I am trying so hard to not be scared and discouraged right now, but it is so difficult. Just like many of our fellow special needs parents, Jeremy and I know all too well the game of thinking and hoping something good is going to happen, then getting our hopes up only to have them dashed as we discover a new problem. Honestly, the trach and all that comes with it has become routine to us now. It is a pain to constantly deal with all the extras that come with the trach, don't get me wrong, but it is just another part of our lives. Sad to say, but we are pretty used to it.

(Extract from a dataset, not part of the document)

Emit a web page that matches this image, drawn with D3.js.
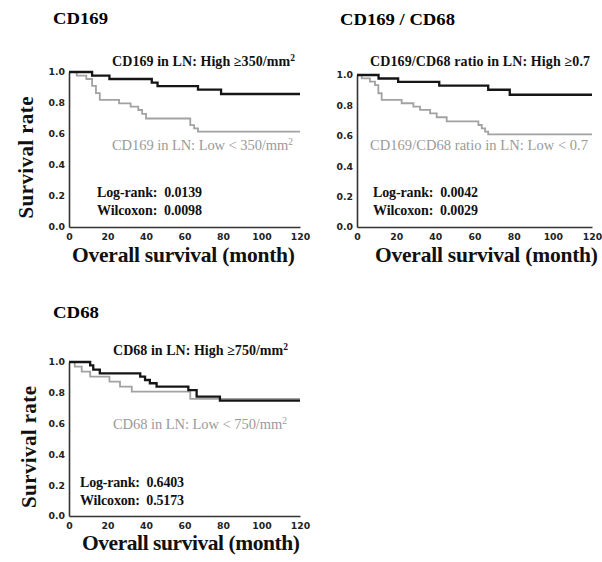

But, our little girl has fought so hard to overcome so much in her short little life and she deserves a little something good to happen. She deserves to know what it is like to breathe without a hole in her neck and a tube in her throat. She deserves to understand what fully tasting something is like. She deserves to eat, to know what ice cream and cake are at her birthday, to know what McDonald's fries and burgers and McNuggets taste like. She deserves to learn how to swim and know what it's like to play in a sandbox or on a beach. I am so scared that we won't be able to give her these things for a long time. I am so scared that we have somehow missed something like subglottic stenosis and that is what is causing her latest issues. I am so scared that her tracheomalacia is not really resolved after all.
Please pray with me that the issue she is having with capping is easily overcome. Please pray that it is just the fact that she needs to get used to wearing the cap.
Please just pray.
Any one of my family members can tell you that I am a drama queen. I typed this out last night after a long hard day because I just needed to get it off my mind. My drama queen brain tends to come up with impossible worst case scenarios when things don't look like they are going my way.
Having said that, yes Hope and Jenna, Dr. P would have seen something like subglottic stenosis or tracheomalacia during a bronch. My crazy brain tells me that nothing is impossible in medicine and maybe, just maybe she missed it. My brain is my worst enemy. I need to not listen to it a lot of the time. It is evil. :)
Jenna, Marissa's trach right now is the next to the smallest size. I think the school of thought is that we need to have that "emergency back-up next size down" trach just in case the 3.0 comes out and won't go back in.
Jen, capping with the 3.5 Neo did not go well either. She is, now with the 3.0 Neo, starting to sound like she did with the 3.5. Yes, it is incredibly small and that's what scares me. If she is having this much trouble with the next to smallest size, is she ready for this next step? If not, why not? I will be trying to tap the minds of the parents on the trach board to get their take on this situation. And no, your comment was not annoying, you made me laugh sista!! Just what I needed this morning.
Bottom line, I guess I also need to ask for prayers for myself. To not go overboard coming up with all the disastrous worse case scenarios. To just take a deep breath, like Hope knows so well how to do. ;) I am just so bad about pinning all my hopes on one thing and when it looks like it is not going well, I just freak out. Thanks for some perspective guys!
This blogging thing really is great free therapy! Group therapy even! :)
Oh, and Hope, I LOVE your new profile pic. Gorgeous!!